Start of Material to process

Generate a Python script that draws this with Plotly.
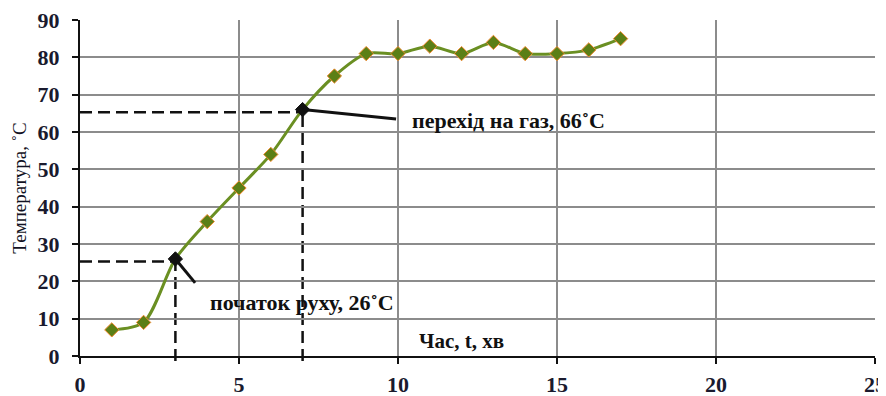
import plotly.graph_objects as go

time_min = [1, 2, 3, 4, 5, 6, 7, 8, 9, 10, 11, 12, 13, 14, 15, 16, 17]
temperature = [7, 9, 26, 36, 45, 54, 66, 75, 81, 81, 83, 81, 84, 81, 81, 82, 85]
x_ticks = [0, 5, 10, 15, 20, 25]
y_ticks = [0, 10, 20, 30, 40, 50, 60, 70, 80, 90]

start_idx = 2   # початок руху
gas_idx = 6     # перехід на газ

x_range = [0, 25]
y_range = [0, 90]

font_serif = "Liberation Serif, Times New Roman, serif"

marker_colors = ["#5b7f16"] * len(time_min)
marker_colors[start_idx] = "#111111"
marker_colors[gas_idx] = "#111111"
line_colors = ["#f08a30"] * len(time_min)
line_colors[start_idx] = "#111111"
line_colors[gas_idx] = "#111111"

fig = go.Figure()
fig.add_trace(go.Scatter(
    x=time_min, y=temperature, mode="lines+markers",
    line=dict(color="#6a8f22", width=3, shape="spline", smoothing=0.8),
    marker=dict(symbol="diamond", size=11, color=marker_colors,
                line=dict(color=line_colors, width=1)),
    showlegend=False, cliponaxis=False,
))

dash = dict(color="#111111", width=2.5, dash="12px,6px")
for idx in (start_idx, gas_idx):
    xv, yv = time_min[idx], temperature[idx]
    fig.add_shape(type="line", xref="x", yref="y", x0=x_range[0], x1=xv,
                  y0=yv - 0.7, y1=yv - 0.7, line=dash, layer="below")
    fig.add_shape(type="line", xref="x", yref="paper", x0=xv, x1=xv,
                  y0=-0.015, y1=(yv - y_range[0]) / (y_range[1] - y_range[0]),
                  line=dash, layer="below")

fig.add_shape(type="line", xref="x", yref="y",
              x0=time_min[start_idx], y0=temperature[start_idx], x1=3.62, y1=19.6,
              line=dict(color="#111111", width=3))
fig.add_shape(type="line", xref="x", yref="y",
              x0=time_min[gas_idx], y0=temperature[gas_idx], x1=9.94, y1=63.5,
              line=dict(color="#111111", width=3))

fig.add_annotation(x=4.03, y=14.2, xref="x", yref="y", xanchor="left",
                   text="<b>початок руху, 26˚C</b>", showarrow=False,
                   font=dict(family=font_serif, size=22, color="#111111"))
fig.add_annotation(x=10.38, y=63.2, xref="x", yref="y", xanchor="left",
                   text="<b>перехід на газ, 66˚C</b>", showarrow=False,
                   font=dict(family=font_serif, size=22, color="#111111"))
fig.add_annotation(x=10.6, y=4.0, xref="x", yref="y", xanchor="left",
                   text="<b>Час, t, хв</b>", showarrow=False,
                   font=dict(family=font_serif, size=21, color="#111111"))

tick_font = dict(family=font_serif, size=22, color="#1a1a2e", weight="bold")
fig.update_xaxes(range=x_range, tickvals=x_ticks, showgrid=True,
                 gridcolor="#8c8c8c", gridwidth=1.5,
                 showline=True, linecolor="#111111", linewidth=2,
                 ticks="outside", ticklen=6, tickwidth=2, tickcolor="#111111",
                 ticklabelstandoff=2, ticklabeloverflow="allow",
                 zeroline=False, automargin=False,
                 tickfont=tick_font)
fig.update_yaxes(range=y_range, tickvals=y_ticks, showgrid=True,
                 gridcolor="#8c8c8c", gridwidth=1.5,
                 showline=True, linecolor="#111111", linewidth=2,
                 ticks="outside", ticklen=6, tickwidth=2, tickcolor="#111111",
                 ticklabelstandoff=8, ticklabeloverflow="allow",
                 zeroline=False, automargin=False,
                 tickfont=tick_font,
                 title=dict(text="Температура, ˚C", standoff=6,
                            font=dict(family=font_serif, size=19, color="#111122")))

# The page body adds an 8 px margin, so the figure is sized to fit the window.
fig.update_layout(
    width=878, height=388,
    margin=dict(l=72, r=11, t=12, b=40),
    plot_bgcolor="white", paper_bgcolor="white",
)

fig.write_html("out.html")
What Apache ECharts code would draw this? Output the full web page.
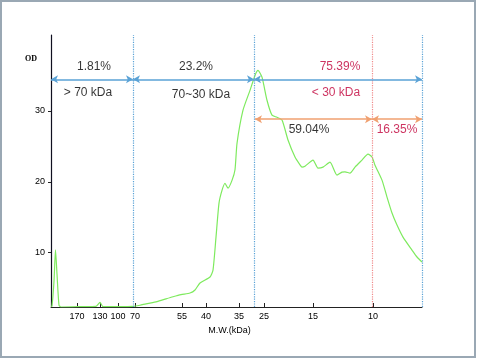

End of Material to process

## Task details
Write the listing above out again exactly, dropping each image.

## Response to the exercise
Generate a Python script that draws this with Plotly.
import plotly.graph_objects as go

time_min = [1, 2, 3, 4, 5, 6, 7, 8, 9, 10, 11, 12, 13, 14, 15, 16, 17]
temperature = [7, 9, 26, 36, 45, 54, 66, 75, 81, 81, 83, 81, 84, 81, 81, 82, 85]
x_ticks = [0, 5, 10, 15, 20, 25]
y_ticks = [0, 10, 20, 30, 40, 50, 60, 70, 80, 90]

start_idx = 2   # початок руху
gas_idx = 6     # перехід на газ

x_range = [0, 25]
y_range = [0, 90]

font_serif = "Liberation Serif, Times New Roman, serif"

marker_colors = ["#5b7f16"] * len(time_min)
marker_colors[start_idx] = "#111111"
marker_colors[gas_idx] = "#111111"
line_colors = ["#f08a30"] * len(time_min)
line_colors[start_idx] = "#111111"
line_colors[gas_idx] = "#111111"

fig = go.Figure()
fig.add_trace(go.Scatter(
    x=time_min, y=temperature, mode="lines+markers",
    line=dict(color="#6a8f22", width=3, shape="spline", smoothing=0.8),
    marker=dict(symbol="diamond", size=11, color=marker_colors,
                line=dict(color=line_colors, width=1)),
    showlegend=False, cliponaxis=False,
))

dash = dict(color="#111111", width=2.5, dash="12px,6px")
for idx in (start_idx, gas_idx):
    xv, yv = time_min[idx], temperature[idx]
    fig.add_shape(type="line", xref="x", yref="y", x0=x_range[0], x1=xv,
                  y0=yv - 0.7, y1=yv - 0.7, line=dash, layer="below")
    fig.add_shape(type="line", xref="x", yref="paper", x0=xv, x1=xv,
                  y0=-0.015, y1=(yv - y_range[0]) / (y_range[1] - y_range[0]),
                  line=dash, layer="below")

fig.add_shape(type="line", xref="x", yref="y",
              x0=time_min[start_idx], y0=temperature[start_idx], x1=3.62, y1=19.6,
              line=dict(color="#111111", width=3))
fig.add_shape(type="line", xref="x", yref="y",
              x0=time_min[gas_idx], y0=temperature[gas_idx], x1=9.94, y1=63.5,
              line=dict(color="#111111", width=3))

fig.add_annotation(x=4.03, y=14.2, xref="x", yref="y", xanchor="left",
                   text="<b>початок руху, 26˚C</b>", showarrow=False,
                   font=dict(family=font_serif, size=22, color="#111111"))
fig.add_annotation(x=10.38, y=63.2, xref="x", yref="y", xanchor="left",
                   text="<b>перехід на газ, 66˚C</b>", showarrow=False,
                   font=dict(family=font_serif, size=22, color="#111111"))
fig.add_annotation(x=10.6, y=4.0, xref="x", yref="y", xanchor="left",
                   text="<b>Час, t, хв</b>", showarrow=False,
                   font=dict(family=font_serif, size=21, color="#111111"))

tick_font = dict(family=font_serif, size=22, color="#1a1a2e", weight="bold")
fig.update_xaxes(range=x_range, tickvals=x_ticks, showgrid=True,
                 gridcolor="#8c8c8c", gridwidth=1.5,
                 showline=True, linecolor="#111111", linewidth=2,
                 ticks="outside", ticklen=6, tickwidth=2, tickcolor="#111111",
                 ticklabelstandoff=2, ticklabeloverflow="allow",
                 zeroline=False, automargin=False,
                 tickfont=tick_font)
fig.update_yaxes(range=y_range, tickvals=y_ticks, showgrid=True,
                 gridcolor="#8c8c8c", gridwidth=1.5,
                 showline=True, linecolor="#111111", linewidth=2,
                 ticks="outside", ticklen=6, tickwidth=2, tickcolor="#111111",
                 ticklabelstandoff=8, ticklabeloverflow="allow",
                 zeroline=False, automargin=False,
                 tickfont=tick_font,
                 title=dict(text="Температура, ˚C", standoff=6,
                            font=dict(family=font_serif, size=19, color="#111122")))

# The page body adds an 8 px margin, so the figure is sized to fit the window.
fig.update_layout(
    width=878, height=388,
    margin=dict(l=72, r=11, t=12, b=40),
    plot_bgcolor="white", paper_bgcolor="white",
)

fig.write_html("out.html")
What Apache ECharts code would draw this? Output the full web page.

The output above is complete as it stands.